In this case, the COA has a tight summary and analysis of claims for negligent parental supervision of their children. Briefly, the plaintiff was guest at an outside party and was hit in the back of her head by a water balloon thrown by a five year-old and the other child ducked. Boom she was hit.
Here are excerpts from the case:
The general rule with respect to a parent’s duty to supervise a child is as follows:
A parent is under a duty to exercise reasonable care so to control his minor child as to prevent it from intentionally harming others or from so conducting itself as to create an unreasonable risk of bodily harm to them, if the parent
(b) knows or should know of the necessity and opportunity for exercising such control.
The existence of a parent’s duty to control a minor child largely turns on the foreseeability of the child’s injurious conduct. For a child’s act to be foreseeable, it is not necessary that the child have committed that same act before. A duty to control the child may also arise where the child previously has committed a very similar act and there are circumstances making it foreseeable that the child might later commit the specific act at issue.
Hugenberg v. W. Am. Ins. Co./Ohio Cas. Grp., 249 S.W.3d 174, 181- 82 (Ky. App. 2006) (quoting Restatement (Second) of Torts § 316 (1965)).
. . .
“The essence of a negligent supervision claim is that the parent’s ‘failure to exercise due care has made it possible and probable that the child would injure another.’” Hugenberg, 249 S.W.3d at 181 (citing Moore, 418 S.W.2d at 248). In the present case, no evidence in the record supports that E.B. had previously engaged in conduct that had the potential to cause harm. See generally, James v. Wilson, 95 S.W.3d 875, 887 (Ky. App. 2002) (The minor child went to his high school and shot and killed three students and injured five more. This Court affirmed the granting of the summary judgment as to the parents regarding negligent supervision because there was no evidence that the child had ever exhibited violent tendencies toward anyone.) Therefore, the Breiners were under no duty to take precautionary measures that would have prevented Linda from getting hit with a water balloon.

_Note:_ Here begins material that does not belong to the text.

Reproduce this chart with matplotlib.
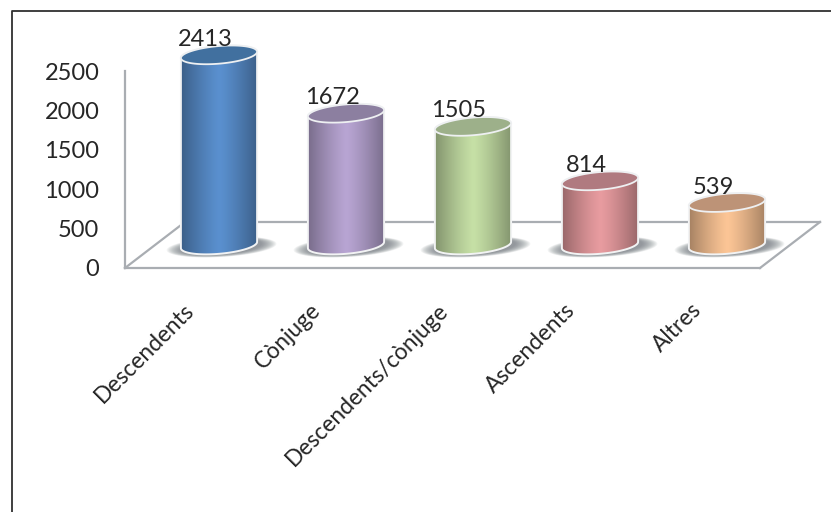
import numpy as np
import matplotlib
matplotlib.use("Agg")
import matplotlib.pyplot as plt
from matplotlib.colors import to_rgb
from matplotlib.patches import Polygon
from matplotlib.lines import Line2D
from matplotlib.transforms import offset_copy, Affine2D

categories = ["Descendents", "Cònjuge", "Descendents/cònjuge", "Ascendents", "Altres"]
values = [2413, 1672, 1505, 814, 539]
yticks = [0, 500, 1000, 1500, 2000, 2500]
colors = ["#5a90cf", "#b8a5d3", "#c6e0a6", "#e89ca0", "#fcc596"]
tops = ["#41709f", "#8c7fa0", "#9db08a", "#b07a80", "#bd9377"]
edge_dark = 0.66

plt.rcParams["font.family"] = ["Lato", "DejaVu Sans"]
W, H = 831, 512
fig = plt.figure(figsize=(W / 100, H / 100), dpi=100, facecolor="white")
ax = fig.add_axes([125 / W, (H - 268) / H, 635 / W, 197 / H])
ax.set_xlim(-0.5, 4.5)
ax.set_ylim(0, 2500)
ax.patch.set_alpha(0)

GRAY = "#a9adb2"
TXT = "#262626"
# frame of the picture: left and top edges only
fig.add_artist(Line2D([11.5 / W, 11.5 / W, 1.0], [0, 1 - 10.5 / H, 1 - 10.5 / H],
                      transform=fig.transFigure, color="#303030", lw=1.3))

# floor
back = offset_copy(ax.transData, fig=fig, x=60, y=46, units="dots")
base = offset_copy(ax.transData, fig=fig, x=30.5, y=23, units="dots")
ax.plot([-0.5, 4.5], [0, 0], color=GRAY, lw=1.6, clip_on=False, zorder=1)
ax.plot([-0.5, 4.5], [0, 0], color=GRAY, lw=1.6, clip_on=False, zorder=1, transform=back)
for xx in (-0.5, 4.5):
    x0, y0 = ax.transData.transform((xx, 0))
    x1, y1 = back.transform((xx, 0))
    ax.plot([x0, x1], [y0, y1], color=GRAY, lw=1.6, transform=None, clip_on=False, zorder=1)

HW = 0.30      # half width in category units
EH = 112       # half height of the ellipse in value units
RISE = 40
t = np.linspace(0, 2 * np.pi, 121)


def ell(xc, yc, a=HW, b=EH, rise=RISE):
    return xc + a * np.cos(t), yc + b * np.sin(t) + rise * np.cos(t)


for i, (v, c, top) in enumerate(zip(values, colors, tops)):
    # soft shadow
    for k in range(14):
        f = 1 - k / 14
        ex, ey = ell(i + 0.02, -25, a=HW * (1.02 + 0.42 * f), b=EH * (0.85 + 0.28 * f), rise=RISE)
        ax.add_patch(Polygon(np.c_[ex, ey], closed=True, fc="#6f767d", ec="none", alpha=0.085,
                             transform=base, clip_on=False, zorder=2))
    # body: lower half of the base ellipse, then upper edge
    th = np.linspace(0, np.pi, 61)
    bx = i + HW * np.cos(th)
    by_bot = -EH * np.sin(th) + RISE * np.cos(th)
    verts = np.r_[np.c_[bx, by_bot], np.c_[bx[::-1], v + EH * np.sin(th[::-1]) + RISE * np.cos(th[::-1])]]
    body = Polygon(verts, closed=True, transform=base, fc="none", ec="#f2f3f4", lw=1.4,
                   clip_on=False, zorder=3)
    # horizontal shading
    s = np.linspace(-1, 1, 128)
    shade = edge_dark + (1 - edge_dark) * (1 - np.abs(s) ** 1.25)
    img = np.array(to_rgb(c))[None, None, :] * shade[None, :, None]
    im = ax.imshow(img, extent=(i - HW, i + HW, -EH - 60, v + EH + 60), transform=base,
                   aspect="auto", zorder=3, interpolation="bilinear")
    ax.add_patch(body)
    im.set_clip_box(fig.bbox)
    im.set_clip_path(body)
    # top ellipse
    ex, ey = ell(i, v)
    ax.add_patch(Polygon(np.c_[ex, ey], closed=True, fc=top, ec="#eef0f2", lw=1.3,
                         transform=base, clip_on=False, zorder=4))
    ax.annotate(str(v), xy=(i, v), xycoords=base, xytext=(-14, 15.5), textcoords="offset pixels",
                ha="center", va="center", fontsize=17, color=TXT, zorder=5, annotation_clip=False)

ax.set_xlim(-0.5, 4.5)
ax.set_ylim(0, 2500)

for name in ("top", "right", "bottom"):
    ax.spines[name].set_visible(False)
ax.spines["left"].set_color(GRAY)
ax.spines["left"].set_linewidth(1.6)
ax.set_yticks(yticks)
ax.set_yticklabels([str(y) for y in yticks], fontsize=17, color=TXT)
ax.tick_params(axis="y", length=0, pad=18.5)
ax.set_xticks(range(5))
ax.set_xticklabels(categories, fontsize=16.4, color=TXT, rotation=45, ha="right",
                   va="center", rotation_mode="anchor")
ax.tick_params(axis="x", length=0, pad=28)
for lab in ax.get_xticklabels():
    lab.set_transform(lab.get_transform() + Affine2D().translate(2, 0))

fig.savefig("out.png", dpi=100, facecolor="white")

Regarding Linda’s negligence claims against Nelson Bottom, it is well settled in Kentucky that a social guest is considered a licensee. Shipp v. Johnson, 452 S.W.2d 828 (Ky. 1969); Restatement (Second) of Torts, § 330 cmt. H.3
(1965). “[A] premises owner or occupant owes a duty to a licensee not to willfully or wantonly injure the licensee and to warn of dangerous conditions known by the owner/occupant.” Klinglesmith v. Estate of Pottinger, 445 S.W.3d 565, 567 (Ky. App. 2014). 1 It was not foreseeable that a five-year old child playing with a water balloon would injure an adult at the party, and E.B. had not engaged in similar injurious conduct in the past. Accordingly, there was nothing of which to warn Linda. Moreover, the children were playing out in the open. Accordingly, Linda cannot create a genuine issue of material fact sufficient to survive summary judgment against Nelson Bottoms.
Regarding Linda’s claims against Dixie Bottoms, the landlord, “[a] long line of cases in this Commonwealth hold that when a third person is injured on rented premises his cause of action, except for certain situations, lies against the tenant rather than the landlord.” Rogers v. Redmond, 727 S.W.2d 874, 875 (Ky. App. 1987). Consequently, summary judgment was correctly granted for any claims against Dixie.
In light of the above-stated reasons, the circuit court’s grant of summary judgment to all appellees in this case was warranted. Therefore, we AFFIRM.